Бегство, о котором идет речь, существенно отличается от того, каким его представляют в литературно-критических статьях — это скорее неудавшаяся попытка сбежать, попытка, обреченная на провал и к нему стремящаяся. Банальное бегство сводится к компромиссу и кривлянью, если ему не хватает чувства глубокой вины, преступления нерушимого закона, ясного и безжалостного самосознания. Беглец, попавший на страницы статей, — дилетант, он доволен и развлекается, но он еще не свободен в высшем понимании этого слова, когда свобода самовластна. Чтобы быть свободным, ему нужно было, чтобы господствующее общество признало его таковым.

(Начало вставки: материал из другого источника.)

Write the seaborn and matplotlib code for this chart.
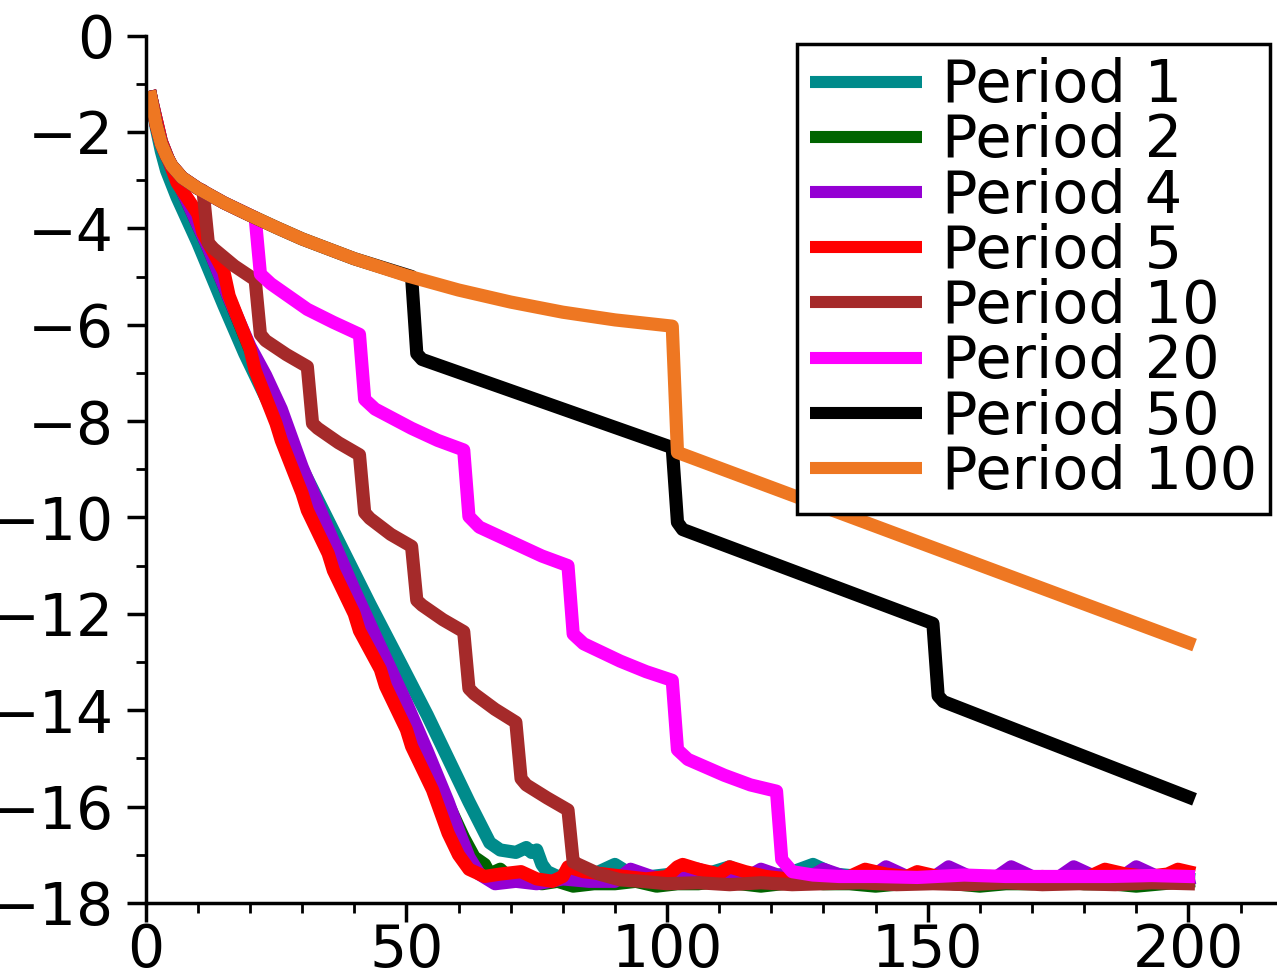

В ветхой феодальной Австрии единственным обществом, которое могло бы признать юного еврея, был круг деловых знакомых отца, не допускавших завихрений сноба, влюбленного в литературу. В среде, где уверенно утверждался и властвовал отец Франца, царило суровое соперничество в работе, исключавшей капризы и ограничивающей рамками детства дозволенное ребячество, до определенных границ умилительное, но в принципе осуждаемое. Позицию Кафки нужно было уточнить, а ее крайности — осудить. Кафку должна была признать власть, абсолютно не расположенная его признавать (потому что он раз и навсегда решил, что ей не уступит), а у него не было никогда даже малейшего намерения ни свергнуть эту власть, ни бороться с ней. Он не желал бороться с отцом, лишающим его жизненных сил, однако сам не хотел быть ни отцом, ни взрослым. Он по-своему вел смертельную битву, чтобы войти в отцовское общество полноправным членом, но согласился бы на это при одном условии — остаться таким же безответственным ребенком, как раньше.